Because Americans should have the freedom to eat what they want and 
because we should take responsibility for our own actions, I support 
the passage of the Personal Responsibility in Food Consumption Act.
  Mr. CANNON. Mr. Chairman, how much time remains?
  The Acting CHAIRMAN (Mr. Putnam). The gentleman from Utah has 2 
minutes remaining.
  Mr. CANNON. Mr. Chairman, I yield 1 minute to the gentlewoman from 
Texas (Ms. Jackson-Lee).
  Ms. JACKSON-LEE of Texas. Mr. Chairman, I simply ask the question, in 
this bill consumers are left vulnerable, and I would ask the gentleman 
would he not work with me in this amendment to ensure that they are not 
left vulnerable as we are protecting our fast-food industry?
  Mr. CANNON. Mr. Chairman, will the gentlewoman yield?
  Ms. JACKSON-LEE of Texas. I yield to the gentleman from Utah.

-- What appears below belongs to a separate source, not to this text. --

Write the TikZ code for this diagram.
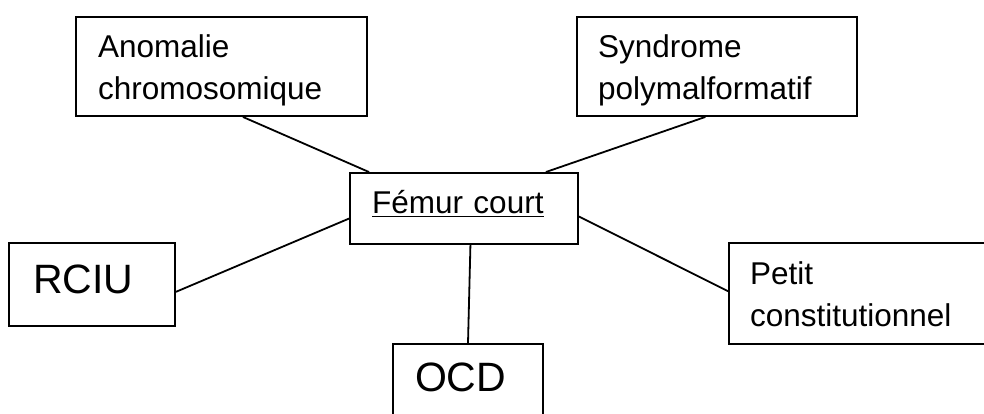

  Mr. CANNON. I am not sure when we would work together on the 
amendment. I suppose perhaps in conference we could work on the issue, 
but I am loath to commit the chairman to that process.
  Ms. JACKSON-LEE of Texas. I thank the gentleman. I just want to 
acknowledge that the bill does not protect consumers, and I ask Members 
to support my amendment.
  Mr. CANNON. Mr. Chairman, I yield back the balance of my time.
  The Acting CHAIRMAN. The question is on the amendment offered by the 
gentlewoman from Texas (Ms. Jackson-Lee).
  The question was taken; and the Acting Chairman announced that the 
noes appeared to have it.
  Ms. JACKSON-LEE of Texas. Mr. Chairman, I demand a recorded vote.
  The Acting CHAIRMAN. Pursuant to clause 6 of rule XVIII, further 
proceedings on the amendment offered by the gentlewoman from Texas (Ms. 
Jackson-Lee) will be postponed.
  The Acting CHAIRMAN. The Committee will rise informally.
  The SPEAKER pro tempore (Mr. Terry) assumed the Chair.